= Gjin =

Albanian given-name

Gjin is an Albanian male given name, clan, surname and onomastic element. As a name, it is usually held by Albanian Christians, as it is derived from the name of a saint. Although the identity of this saint is unclear, as both theologists and linguists disagree on the relation of Saint Gjin to Saint Gjon (the latter of which is considered to be Saint John).

==Origin==
The origin of the name "Gjin" is unclear, except for the fact that he is considered a Christian saint by Albanians.

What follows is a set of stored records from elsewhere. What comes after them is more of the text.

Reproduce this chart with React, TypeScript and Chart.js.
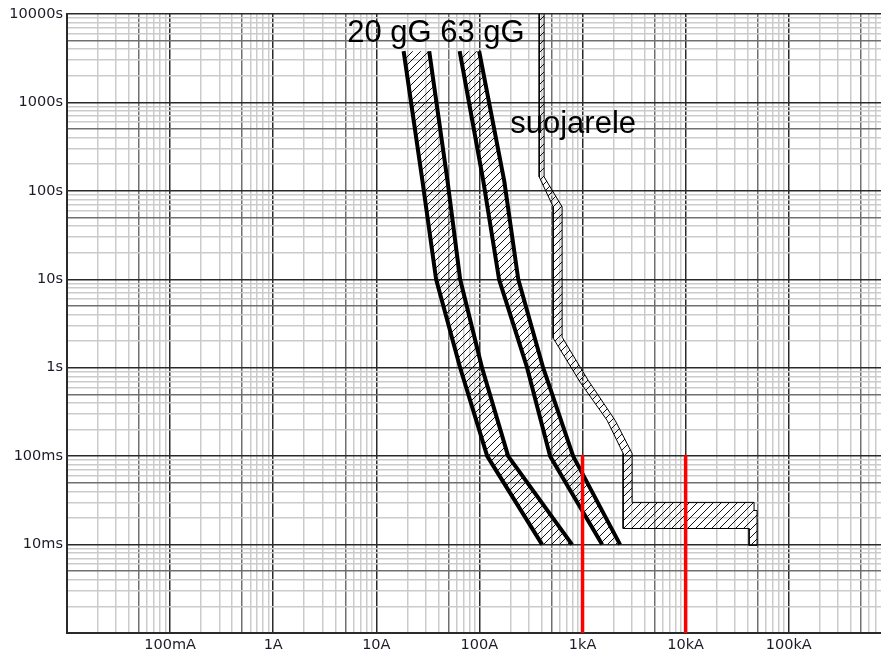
import React, { useEffect, useRef } from 'react';
import { Chart, registerables } from 'chart.js';

Chart.register(...registerables);

// ---- Data (current in A, time in s) ----
const fuseTimes = [3800, 130, 10, 1, 0.1, 0.01];
const fuse20Min = [18.4, 28, 38, 65, 119, 406];
const fuse20Max = [32.6, 49, 65, 106, 190, 793];
const fuse63Min = [64.3, 109, 155, 290, 485, 1550];
const fuse63Max = [99.4, 174, 238, 415, 811, 2315];

const relayCurrents = [380, 380, 519, 519, 948, 1732, 2476, 2476, 41240, 41240, 49300, 49300, 46110, 46110, 3027, 3027, 2071, 1133, 634, 634, 424, 424];
const relayTimes = [10000, 144, 66, 2.16, 0.686, 0.254, 0.1076, 0.0152, 0.0152, 0.0098, 0.0098, 0.0243, 0.0243, 0.03, 0.03, 0.1076, 0.254, 0.722, 2.215, 66, 144, 10000];

const markerCurrents = [1000, 10000];
const markerTimes = [0.1, 0.001];

const xTickValues = [0.1, 1, 10, 100, 1000, 10000, 100000];
const xTickLabels = ['100mA', '1A', '10A', '100A', '1kA', '10kA', '100kA'];
const yTickValues = [0.01, 0.1, 1, 10, 100, 1000, 10000];
const yTickLabels = ['10ms', '100ms', '1s', '10s', '100s', '1000s', '10000s'];

const curveLabels = ['20 gG 63 gG', 'suojarele'];
const curveLabelCurrents = [5.22, 199];
const curveLabelTimes = [4860, 453];

const X_MIN = 0.01;
const X_MAX = 785000;
const Y_MIN = 0.001;
const Y_MAX = 10000;

function logTicks(min: number, max: number) {
  const out: { value: number }[] = [];
  const e0 = Math.floor(Math.log10(min) + 1e-9);
  const e1 = Math.ceil(Math.log10(max) + 1e-9);
  for (let e = e0; e <= e1; e++) {
    for (let m = 1; m <= 9; m++) {
      const v = Number((m * Math.pow(10, e)).toPrecision(6));
      if (v >= min * 0.999999 && v <= max * 1.000001) out.push({ value: v });
    }
  }
  return out;
}

function mantissa(v: number) {
  const e = Math.floor(Math.log10(v) + 1e-9);
  return Math.round(v / Math.pow(10, e));
}

function gridColor(v: number) {
  const m = mantissa(v);
  if (m === 1) return '#2a2a2a';
  if (m === 5) return '#707070';
  return '#cbcbcb';
}

function labelFor(v: number, vals: number[], labels: string[]) {
  for (let i = 0; i < vals.length; i++) {
    if (Math.abs(v / vals[i] - 1) < 1e-6) return labels[i];
  }
  return '';
}

function pts(xs: number[], ys: number[]) {
  return xs.map((x, i) => ({ x, y: ys[i] }));
}

function band(minI: number[], maxI: number[], times: number[]) {
  const a = pts(minI, times);
  const b = pts(maxI, times).reverse();
  return a.concat(b);
}

function makeHatch() {
  const c = document.createElement('canvas');
  c.width = 8;
  c.height = 8;
  const g = c.getContext('2d')!;
  g.strokeStyle = '#111';
  g.lineWidth = 1;
  g.beginPath();
  g.moveTo(-1, 9);
  g.lineTo(9, -1);
  g.moveTo(-1, 1);
  g.lineTo(1, -1);
  g.moveTo(7, 9);
  g.lineTo(9, 7);
  g.stroke();
  return g.createPattern(c, 'repeat')!;
}

const labelPlugin = {
  id: 'curveLabels',
  afterDatasetsDraw(chart: any) {
    const { ctx, scales } = chart;
    const x = scales.x;
    const y = scales.y;
    ctx.save();
    ctx.font = '31px "Liberation Sans", Arial, sans-serif';
    ctx.fillStyle = '#000';
    ctx.textAlign = 'left';
    ctx.textBaseline = 'alphabetic';
    curveLabels.forEach((t, i) => {
      ctx.fillText(t, x.getPixelForValue(curveLabelCurrents[i]), y.getPixelForValue(curveLabelTimes[i]));
    });
    ctx.restore();
  },
};

export default function App() {
  const ref = useRef<HTMLCanvasElement>(null);

  useEffect(() => {
    if (!ref.current) return;
    const hatch = makeHatch();
    const lineDs = (data: any[], color: string, width: number) => ({
      type: 'line' as const,
      data,
      borderColor: color,
      borderWidth: width,
      pointRadius: 0,
      fill: false,
      tension: 0,
      borderJoinStyle: 'round' as const,
      borderCapStyle: 'butt' as const,
    });
    const fillDs = (data: any[], border: number) => ({
      type: 'line' as const,
      data,
      borderColor: '#000',
      borderWidth: border,
      backgroundColor: hatch,
      pointRadius: 0,
      fill: 'shape',
      tension: 0,
    });

    const tickFont = { family: '"DejaVu Sans", sans-serif', size: 14.5 };
    const gridOpts = {
      color: (c: any) => gridColor(c.tick ? c.tick.value : 1),
      lineWidth: 1.5,
      drawTicks: false,
    };

    const chart = new Chart(ref.current, {
      type: 'line',
      data: {
        datasets: [
          lineDs(pts([markerCurrents[0], markerCurrents[0]], markerTimes), '#ff0000', 3.5),
          lineDs(pts([markerCurrents[1], markerCurrents[1]], markerTimes), '#ff0000', 3.5),
          lineDs(pts(fuse20Min, fuseTimes), '#000', 4),
          lineDs(pts(fuse20Max, fuseTimes), '#000', 4),
          lineDs(pts(fuse63Min, fuseTimes), '#000', 4),
          lineDs(pts(fuse63Max, fuseTimes), '#000', 4),
          fillDs(band(fuse20Min, fuse20Max, fuseTimes), 0),
          fillDs(band(fuse63Min, fuse63Max, fuseTimes), 0),
          fillDs(pts(relayCurrents, relayTimes), 1),
        ] as any,
      },
      options: {
        responsive: false,
        animation: false,
        events: [],
        layout: { padding: { top: 14, left: 0, right: 0, bottom: 0 } },
        plugins: {
          legend: { display: false },
          tooltip: { enabled: false },
        },
        elements: { point: { radius: 0 } },
        scales: {
          x: {
            type: 'logarithmic',
            min: X_MIN,
            max: X_MAX,
            position: 'bottom',
            afterBuildTicks: (s: any) => {
              s.ticks = logTicks(X_MIN, X_MAX);
            },
            afterFit: (s: any) => {
              s.height = 20;
            },
            ticks: {
              autoSkip: false,
              maxRotation: 0,
              minRotation: 0,
              padding: 4,
              color: '#1c1c28',
              font: tickFont,
              callback: (v: any) => labelFor(Number(v), xTickValues, xTickLabels),
            },
            grid: gridOpts,
            border: { display: true, color: '#2a2a2a', width: 2 },
          },
          y: {
            type: 'logarithmic',
            min: Y_MIN,
            max: Y_MAX,
            position: 'left',
            afterBuildTicks: (s: any) => {
              s.ticks = logTicks(Y_MIN, Y_MAX);
            },
            afterFit: (s: any) => {
              s.width = 67;
            },
            ticks: {
              autoSkip: false,
              padding: 4,
              color: '#1c1c28',
              font: tickFont,
              callback: (v: any) => labelFor(Number(v), yTickValues, yTickLabels),
            },
            grid: gridOpts,
            border: { display: true, color: '#2a2a2a', width: 2 },
          },
        },
      } as any,
      plugins: [labelPlugin],
    });
    return () => chart.destroy();
  }, []);

  return (
    <canvas
      ref={ref}
      width={881}
      height={653}
      style={{ position: 'fixed', left: 0, top: 0, display: 'block', background: '#fff' }}
    />
  );
}
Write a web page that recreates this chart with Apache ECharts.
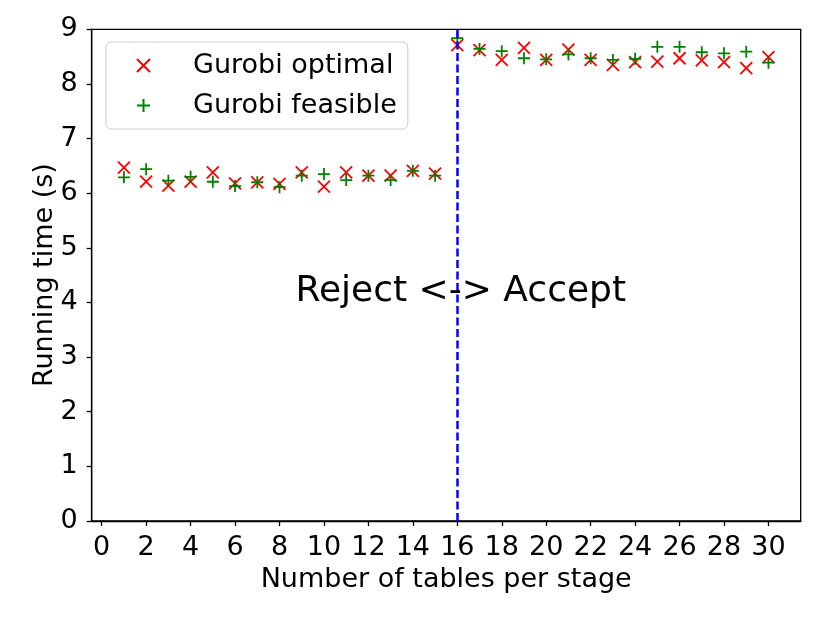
<!DOCTYPE html>
<html>
<head>
<meta charset="utf-8">
<script src="https://cdn.jsdelivr.net/npm/echarts@6/dist/echarts.min.js"></script>
<style>
html,body{margin:0;padding:0;background:#fff;}
#main{width:830px;height:623px;}
</style>
</head>
<body>
<div id="main"></div>
<script>
const tables = [1,2,3,4,5,6,7,8,9,10,11,12,13,14,15,16,17,18,19,20,21,22,23,24,25,26,27,28,29,30];
const optimal = [6.47,6.21,6.14,6.21,6.38,6.18,6.20,6.17,6.38,6.12,6.38,6.32,6.32,6.41,6.36,
                 8.71,8.62,8.44,8.66,8.44,8.63,8.44,8.35,8.40,8.41,8.47,8.43,8.40,8.29,8.49];
const feasible = [6.29,6.44,6.23,6.30,6.21,6.13,6.20,6.11,6.32,6.35,6.24,6.32,6.24,6.41,6.32,
                  8.84,8.64,8.60,8.47,8.45,8.54,8.47,8.44,8.46,8.68,8.68,8.58,8.56,8.59,8.39];
const xTicks = [0,2,4,6,8,10,12,14,16,18,20,22,24,26,28,30];
const yTicks = [0,1,2,3,4,5,6,7,8,9];
const boundaryX = 16;
const annotationText = 'Reject <-> Accept';
const annotationPos = [8.7, 4.2];
const seriesNames = ['Gurobi optimal', 'Gurobi feasible'];

const FONT = 'DejaVu Sans';
const FS = 27;
const X_PATH = 'path://M0,0L10,10M0,10L10,0';
const PLUS_PATH = 'path://M5,0L5,10M0,5L10,5';

const chart = echarts.init(document.getElementById('main'), null, {renderer: 'canvas'});
const zip = (a, b) => a.map((v, i) => [v, b[i]]);

const option = {
  backgroundColor: '#fff',
  animation: false,
  grid: {left: 91.7, right: 29.3, top: 29.3, bottom: 102, show: true, borderColor: '#000', borderWidth: 1.3, backgroundColor: 'transparent'},
  xAxis: {
    type: 'value', min: -0.45, max: 31.45,
    name: 'Number of tables per stage', nameLocation: 'middle', nameGap: 45,
    nameTextStyle: {fontFamily: FONT, fontSize: FS, color: '#000'},
    axisLine: {show: true, onZero: false, lineStyle: {color: '#000', width: 1.3}},
    axisTick: {show: true, length: 5, lineStyle: {color: '#000', width: 1.3}, customValues: xTicks},
    axisLabel: {fontFamily: FONT, fontSize: FS, color: '#000', margin: 13, customValues: xTicks},
    splitLine: {show: false}
  },
  yAxis: {
    type: 'value', min: 0, max: 9, interval: 1,
    name: 'Running time (s)', nameLocation: 'middle', nameGap: 33, nameRotate: 90, nameMoveOverlap: false,
    nameTextStyle: {fontFamily: FONT, fontSize: FS, color: '#000'},
    axisLine: {show: true, onZero: false, lineStyle: {color: '#000', width: 1.3}},
    axisTick: {show: true, length: 5, lineStyle: {color: '#000', width: 1.3}, customValues: yTicks},
    axisLabel: {fontFamily: FONT, fontSize: FS, color: '#000', margin: 14, customValues: yTicks},
    splitLine: {show: false}
  },
  legend: {
    orient: 'vertical', left: 106, top: 42,
    data: seriesNames,
    backgroundColor: 'rgba(255,255,255,0.8)', borderColor: '#cccccc', borderWidth: 1, borderRadius: 5,
    padding: [10, 11, 10, 30], itemWidth: 13, itemHeight: 13, itemGap: 13,
    textStyle: {fontFamily: FONT, fontSize: FS, color: '#000', padding: [0, 0, 0, 38], lineHeight: 26}
  },
  series: [
    {
      name: seriesNames[0], type: 'scatter', data: zip(tables, optimal),
      symbol: X_PATH, symbolSize: 12, symbolKeepAspect: true,
      itemStyle: {color: '#ff0000', borderColor: '#ff0000', borderWidth: 1.8, opacity: 1},
      emphasis: {disabled: true}, z: 3,
      markLine: {
        silent: true, symbol: ['none', 'none'], animation: false,
        label: {show: false},
        lineStyle: {color: '#0000ff', type: [8, 3.5], width: 2.5, opacity: 1},
        data: [{xAxis: boundaryX}]
      }
    },
    {
      name: seriesNames[1], type: 'scatter', data: zip(tables, feasible),
      symbol: PLUS_PATH, symbolSize: 12, symbolKeepAspect: true,
      itemStyle: {color: '#008000', borderColor: '#008000', borderWidth: 1.8, opacity: 1},
      emphasis: {disabled: true}, z: 4
    },
    {
      name: 'annotation', type: 'scatter', data: [annotationPos],
      symbolSize: 1, itemStyle: {color: 'rgba(0,0,0,0)', opacity: 1}, silent: true,
      label: {show: true, position: 'right', distance: 0, formatter: annotationText,
              fontFamily: FONT, fontSize: 36, color: '#000', opacity: 1},
      z: 5
    }
  ]
};
chart.setOption(option);
</script>
</body>
</html>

The Catholic clergy consider Shën Gjin (Saint Gjin) to be the same saint as Shën Gjon (Saint John) but the Christians of the Central Albanian Shpati region (who are Orthodox)) revere the two as separate saints with two different saint days—21 May for Shën Gjon, but 24 June for Shën Gjin. Linguists also are unsure etymologically about the derivation of Gjin, especially, once again, whether it has the same source as Gjon. If Gjin does not have the same source as Gjon, it is difficult to find any Christian source of the name despite Gjin being considered a Christian saint among Albanians. Krahe and Lambertz have theorized that Gjin is in fact a Christianization of a pre-Christian Albanian figure, arguing in particular that the original name of the figure in ancient times was Gentius before it was mutated over time. If so, Gjin could be not the only Albanian Christian saint with a non-Christian origin, as another saint is also thought to be of pre-Christian origin: Shën Premti which shares the origin of Premte, the Albanian word for Friday, and is thought to share the origin of the ancient goddess Prende, the Albanian equivalent of Roman Venus, Norse Freyja and Greek Aphrodite but was identified by the Catholic Church with the martyr Saint Anne.

==As toponym==
Albanians have historically coined place names using the names of saints, and Gjin is no exception. The following toponyms, among others, include Gjin as an onomastic element and is noted in the regions of Tirana, Elbasan and Mirdita.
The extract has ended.